Because of all those signs, after 10 minutes you knew that the game was essentially over. There was a glaring disparity between the depth of the game plan both sides were operating off and in the ability of the players to execute the same.
Speculative shots
It’s not about simple football ability. For instance, Mark Lynch and James Kielt kicked two excellent long-range points for Derry. A theory exists that that is the way to beat the blanket defence. It’s not. It never was. If that is your thinking as a coach, then you are in for a shock when you go into championship football at intercounty level.
In fact, a good defensive coach is banking on the opposition shooting from long range. If you are relying on speculative shots from distance, you are in trouble. For every one that goes over, seven or eight will fall short.
What Derry needed on Sunday was long range points, but they also needed hard runners, runners off the shoulder, people breaking the gain line, quality diagonal ball and a few big men contesting ball in the square. They needed six or seven options to the way they attacked and a varied approach. But this keep-ball back and forth across the park: Tyrone just waited and pounced.
Hats off to Mickey Harte. He reasoned all of these percentages out and then he started to go after them. Tyrone have a very strong, slick running game. They are so well organised defensively and are aggressive in the transition. They were disciplined and focused. They had a really good variation on their kick-outs, which was refreshing.
You could see scores off the training pitch early in the second half: isolate Colm Cavanagh, ball knocked down to Peter Harte and Darren McCurry gets ahead of the ball: really good, simple scores. The evidence of their training work shone through.
Ronan O’Neill’s scores were excellent finishes. Cathal McShane’s was the same. That’s because these are excellent attackers who have won All-Irelands. If you give players like those time and space, they will go to town on you. All day long. So as an opposition, you have to deny them that.
Tyrone’s third goal summed the whole thing up. They ran the ball 120 metres. They passed it seven times and walked it into the net. The big stat in this move, however, was that there was not one Derry tackle made on a Tyrone player.
Right mentality
So after all this talk of 1906 and history and passion, that moment was incredible to behold. This is the Ulster Championship. If you are playing a better team or your game plan isn’t coming off, then at least bring the right mentality. You don’t need skill to run your heart out or to put your body on the line, an attitude that says “I won’t quit”.

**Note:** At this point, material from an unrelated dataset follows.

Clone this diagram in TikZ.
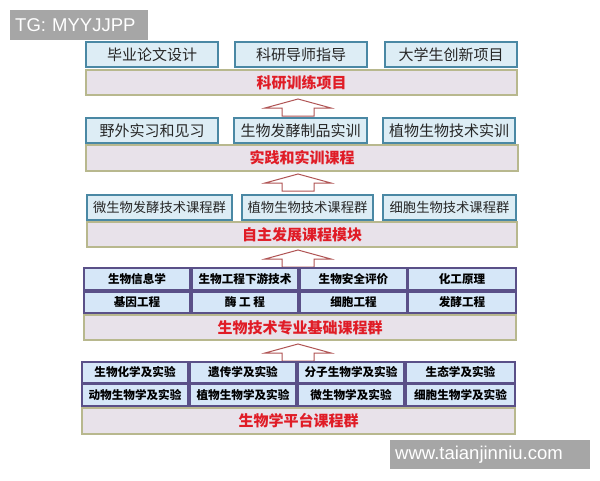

Championship is the pinnacle of what players are playing for: why they go to the gym and train hard and sacrifice a social life. It is why they allow football to dominate their lives: for a championship Sunday. And now you are playing your “arch rivals” and you let them run 120 metres with the ball on your home pitch without laying a hand on them? I am struggling with that.
So Tyrone looked good, very good. They will take a lot of stopping in Ulster. But the challenge they met on Sunday was almost non-existent.
The challenge for Tyrone down the track will be the teams that ask the same questions they do. Derry’s overall approach meant that they simply could not win this game. But they needn’t have lost it in the manner that they did.